A thinking about Orthodontics blogpost. In its entirety.
This is a short blog post to read just before the weekend, or just after if you are in Australia! I have just attended a major symposium in the UK and I was asked to give a major lecture. The preparation of this took some thought. During the meeting I listened to some great presentations and this got me thinking about orthodontics. I have been working as an academic orthodontist and research since 1986, spent a large amount of time researching clinical matters, I have trained too many people for me to remember and spoken at many major orthodontic conferences. But what do I know about orthodontics? Here is a list of my academic knowledge and opinion.
This is a precursor to a more thoughtful blog post that I am going to post next week, so here we go. You may not agree with me..
- Malocclusion is caused by a combination of genetic and environmental factors
- There are many ways to treat particular malocclusions.
- Evidence based orthodontics is a combination of clinical experience, patient opinion and scientific research. The proportions of influence of these factors varies according to our level of scientific evidence.
- Arch form and dimensions should generally be accepted
- Functional appliances and other bits of plastic, pistons and springs do not change or influence facial growth. They tip teeth.
- To my knowledge there is no high quality scientific proof that orthodontics, extractions, appliances, expansion, myofunctional orthodontics influence breathing, posture, academic attainment, sleep disordered breathing etc
- Class I molar non extraction treatment is very easy
- I wish that I knew how to intercept malocclusion…
- Extraction of permanent teeth is required for the treatment of some malocclusion..but treatment mechanics are as important as the extraction decision
- You can only “drive” upper molars 2 mm distally
- Temporary Anchorage devices are better than other anchorage reinforcement method by about 2mm
- Wire and bracket properties do not influence the efficiency of alignment
- None of the new developments that are supposed to speed up orthodontic treatment seem to work; according to new trials..
- There is no such thing as non-compliance treatment
- I simply do not understand clear aligner systems
- Self Ligating brackets do not have any advantages over conventional brackets. The self ligating practitioner should explain this to their patients.
- The alternative orthodontist should explain to their patients that there treatment is not mainstream.

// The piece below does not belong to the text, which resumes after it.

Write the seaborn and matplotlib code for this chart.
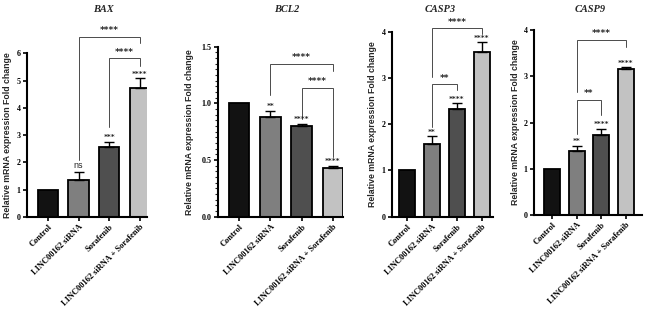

- The General Dental Practitioner who has been on a short course to learn speedy orthodontics should explain to their patients the limitations of their training and knowledge
- There has been and there continues to be great high quality research being done in orthodontics and don’t tell me that our evidence base is weak!
- Nearly all orthodontic treatment relapses to a degree and this is probably caused by ageing and we cannot stop time…………….
That’s about it, does anyone want to add to the list?
Now here’s the second one:
Should we practice evidence-based orthodontics?
This is a basic point and a good place to start. It has been pointed out to me several times that orthodontics is different to other part of dentistry because it is more of an art than a science. Furthermore, it is difficult for us to do harm because the harms that we may cause are usually minor, for example, decalcification and root resorption. It is, therefore, not necessary for us to practice evidence based care.
I must disagree with this sentiment. This is because we need to practice ethically by ensuring that our treatment is based on evidence, when it is available. We also need to inform our patients of all the potential risks and benefits of treatment. To this end we should be particularly careful of making statements that are not based on good research evidence. I can think of the following examples, the proposed benefits of non-extraction treatment, methods of speeding up treatment and orthodontics that is provided to reduce sleep disordered breathing in children.